Houston Street in Atlanta, now renamed John Wesley Dobbs Avenue, was named for him. However, Houston County in central Georgia is said to have been named after John Houstoun who was governor of Georgia for several terms in the 18th century, Houston County, Georgia, and after whom some would erroneously claim John Houstoun the original name of Houston Street in Atlanta which was originally named after Oswald Houston.
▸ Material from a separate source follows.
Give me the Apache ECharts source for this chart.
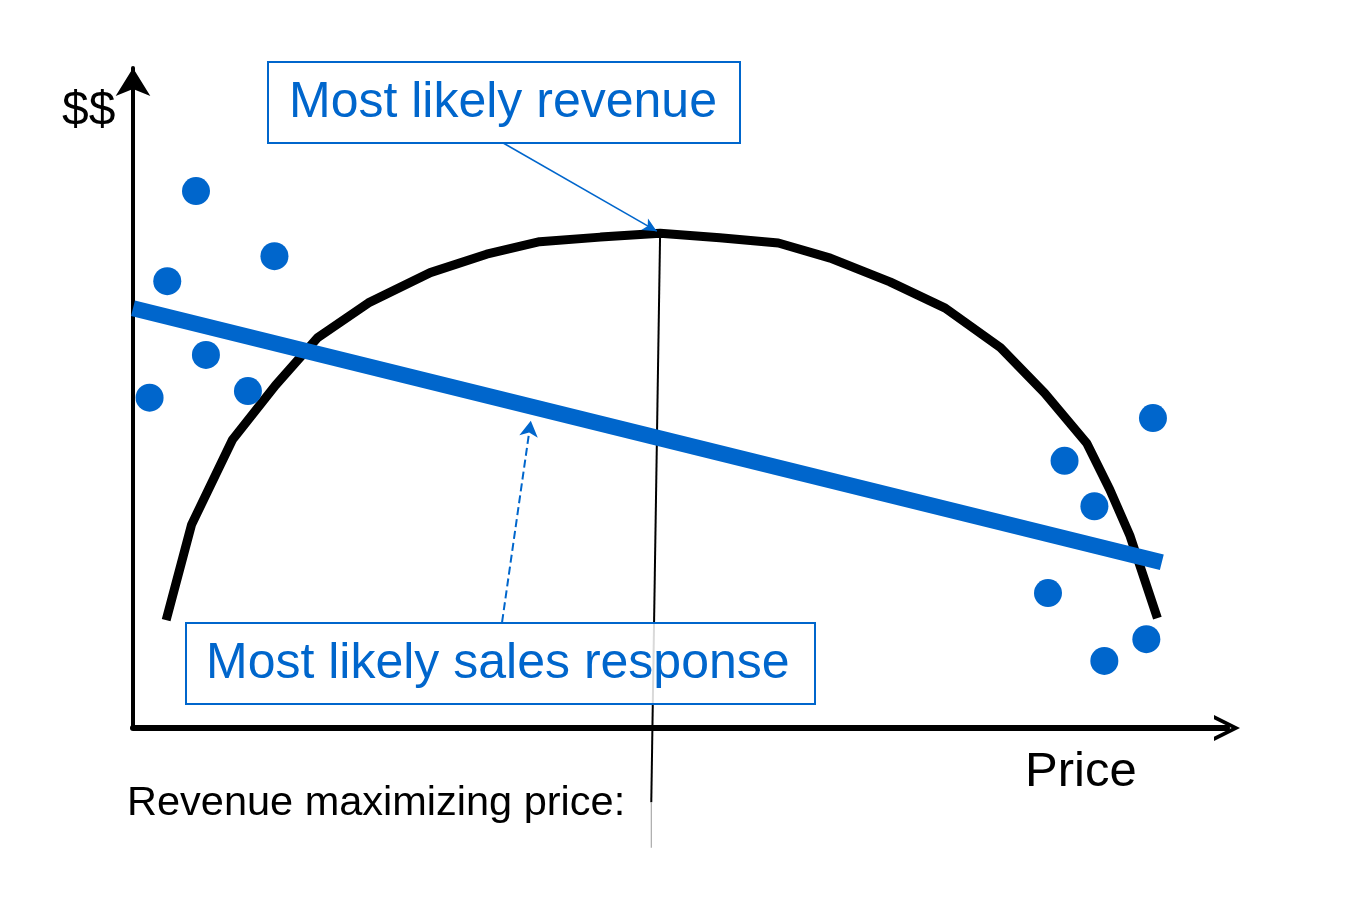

== Clarification on pronunciation ==
The pronunciation of his last name causes some friendly, and at times not-so-friendly, contention between natives of Georgia and Texas. He pronounced his last name "HOUSE-tun" and the (former) street name was also pronounced that way as is Houston Mill Road in Decatur, Georgia, named after the mill that was built by his son Washington Jackson Houston. Almost everyone who is not from Georgia will pronounce it in the way of the city in Texas, "HYOOS-tun", and will be quickly corrected by native Georgians.

== Disambiguation ==
With the surname pronounced differently but spelled the same, Oswald has sometimes been said to be a relative of Sam Houston whose ancestry evolved in the same region but there is no documented linkage at this time.

There is a Benjamin Houston who married Elizabeth "Betsy" Oswald. Descendants are working on confirming whether Oswald Houston was a son of this couple.